**EXERCISE**:
Below is some material; set it all down exactly, apart from the pictures.

Rows from a dataset of charts and code:
------------------------------
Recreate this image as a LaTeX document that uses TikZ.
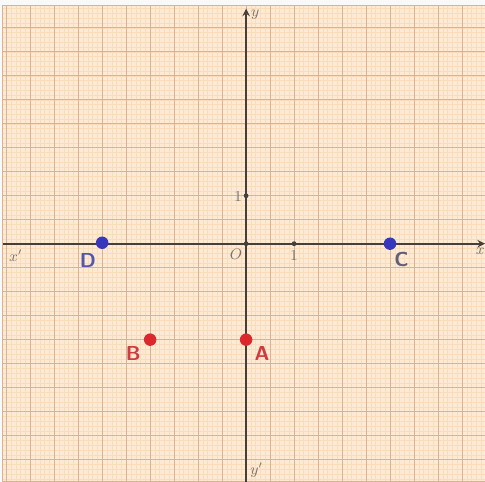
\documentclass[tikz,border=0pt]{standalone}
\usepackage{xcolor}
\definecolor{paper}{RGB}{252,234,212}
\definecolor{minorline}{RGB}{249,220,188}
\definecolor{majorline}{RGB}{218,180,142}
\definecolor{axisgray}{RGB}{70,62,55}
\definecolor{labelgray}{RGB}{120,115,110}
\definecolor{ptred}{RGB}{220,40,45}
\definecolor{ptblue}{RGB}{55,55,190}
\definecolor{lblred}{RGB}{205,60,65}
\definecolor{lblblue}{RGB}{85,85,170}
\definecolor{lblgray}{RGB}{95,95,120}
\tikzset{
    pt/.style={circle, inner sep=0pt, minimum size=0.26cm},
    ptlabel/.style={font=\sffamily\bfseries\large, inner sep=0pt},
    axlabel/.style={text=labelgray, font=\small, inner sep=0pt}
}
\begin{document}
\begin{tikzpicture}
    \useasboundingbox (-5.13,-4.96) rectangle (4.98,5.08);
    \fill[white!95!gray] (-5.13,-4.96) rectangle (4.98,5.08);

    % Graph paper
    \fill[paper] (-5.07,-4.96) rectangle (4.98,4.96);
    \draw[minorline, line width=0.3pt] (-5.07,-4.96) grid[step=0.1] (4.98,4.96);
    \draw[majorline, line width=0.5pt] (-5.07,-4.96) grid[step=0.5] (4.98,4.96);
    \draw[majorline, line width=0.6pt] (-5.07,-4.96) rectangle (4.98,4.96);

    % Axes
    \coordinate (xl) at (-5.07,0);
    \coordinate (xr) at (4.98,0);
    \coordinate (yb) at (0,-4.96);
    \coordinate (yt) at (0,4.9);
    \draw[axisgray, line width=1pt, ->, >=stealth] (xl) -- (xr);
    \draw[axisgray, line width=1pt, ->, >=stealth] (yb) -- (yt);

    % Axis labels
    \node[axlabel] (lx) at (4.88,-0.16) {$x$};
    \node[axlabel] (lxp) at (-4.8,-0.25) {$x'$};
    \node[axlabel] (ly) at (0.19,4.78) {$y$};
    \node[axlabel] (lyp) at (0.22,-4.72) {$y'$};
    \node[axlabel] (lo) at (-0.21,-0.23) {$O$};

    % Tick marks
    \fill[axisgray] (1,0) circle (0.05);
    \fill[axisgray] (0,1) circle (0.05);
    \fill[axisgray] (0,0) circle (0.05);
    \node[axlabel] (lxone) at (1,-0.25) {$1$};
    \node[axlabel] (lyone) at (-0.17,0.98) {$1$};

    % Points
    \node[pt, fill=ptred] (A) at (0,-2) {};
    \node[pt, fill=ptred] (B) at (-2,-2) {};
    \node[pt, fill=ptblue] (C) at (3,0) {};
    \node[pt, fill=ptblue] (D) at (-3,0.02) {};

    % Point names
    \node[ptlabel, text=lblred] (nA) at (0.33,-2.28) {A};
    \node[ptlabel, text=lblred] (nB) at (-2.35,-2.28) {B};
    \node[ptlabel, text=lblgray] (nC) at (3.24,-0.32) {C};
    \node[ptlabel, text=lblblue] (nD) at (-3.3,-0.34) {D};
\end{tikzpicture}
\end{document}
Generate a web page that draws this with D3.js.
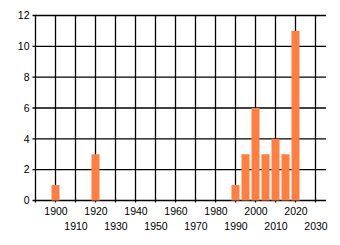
------------------------------
**REPLY TO THE EXERCISE**:
Recreate this image as a LaTeX document that uses TikZ.
\documentclass[tikz,border=0pt]{standalone}
\usepackage{xcolor}
\definecolor{paper}{RGB}{252,234,212}
\definecolor{minorline}{RGB}{249,220,188}
\definecolor{majorline}{RGB}{218,180,142}
\definecolor{axisgray}{RGB}{70,62,55}
\definecolor{labelgray}{RGB}{120,115,110}
\definecolor{ptred}{RGB}{220,40,45}
\definecolor{ptblue}{RGB}{55,55,190}
\definecolor{lblred}{RGB}{205,60,65}
\definecolor{lblblue}{RGB}{85,85,170}
\definecolor{lblgray}{RGB}{95,95,120}
\tikzset{
    pt/.style={circle, inner sep=0pt, minimum size=0.26cm},
    ptlabel/.style={font=\sffamily\bfseries\large, inner sep=0pt},
    axlabel/.style={text=labelgray, font=\small, inner sep=0pt}
}
\begin{document}
\begin{tikzpicture}
    \useasboundingbox (-5.13,-4.96) rectangle (4.98,5.08);
    \fill[white!95!gray] (-5.13,-4.96) rectangle (4.98,5.08);

    % Graph paper
    \fill[paper] (-5.07,-4.96) rectangle (4.98,4.96);
    \draw[minorline, line width=0.3pt] (-5.07,-4.96) grid[step=0.1] (4.98,4.96);
    \draw[majorline, line width=0.5pt] (-5.07,-4.96) grid[step=0.5] (4.98,4.96);
    \draw[majorline, line width=0.6pt] (-5.07,-4.96) rectangle (4.98,4.96);

    % Axes
    \coordinate (xl) at (-5.07,0);
    \coordinate (xr) at (4.98,0);
    \coordinate (yb) at (0,-4.96);
    \coordinate (yt) at (0,4.9);
    \draw[axisgray, line width=1pt, ->, >=stealth] (xl) -- (xr);
    \draw[axisgray, line width=1pt, ->, >=stealth] (yb) -- (yt);

    % Axis labels
    \node[axlabel] (lx) at (4.88,-0.16) {$x$};
    \node[axlabel] (lxp) at (-4.8,-0.25) {$x'$};
    \node[axlabel] (ly) at (0.19,4.78) {$y$};
    \node[axlabel] (lyp) at (0.22,-4.72) {$y'$};
    \node[axlabel] (lo) at (-0.21,-0.23) {$O$};

    % Tick marks
    \fill[axisgray] (1,0) circle (0.05);
    \fill[axisgray] (0,1) circle (0.05);
    \fill[axisgray] (0,0) circle (0.05);
    \node[axlabel] (lxone) at (1,-0.25) {$1$};
    \node[axlabel] (lyone) at (-0.17,0.98) {$1$};

    % Points
    \node[pt, fill=ptred] (A) at (0,-2) {};
    \node[pt, fill=ptred] (B) at (-2,-2) {};
    \node[pt, fill=ptblue] (C) at (3,0) {};
    \node[pt, fill=ptblue] (D) at (-3,0.02) {};

    % Point names
    \node[ptlabel, text=lblred] (nA) at (0.33,-2.28) {A};
    \node[ptlabel, text=lblred] (nB) at (-2.35,-2.28) {B};
    \node[ptlabel, text=lblgray] (nC) at (3.24,-0.32) {C};
    \node[ptlabel, text=lblblue] (nD) at (-3.3,-0.34) {D};
\end{tikzpicture}
\end{document}
Generate a web page that draws this with D3.js.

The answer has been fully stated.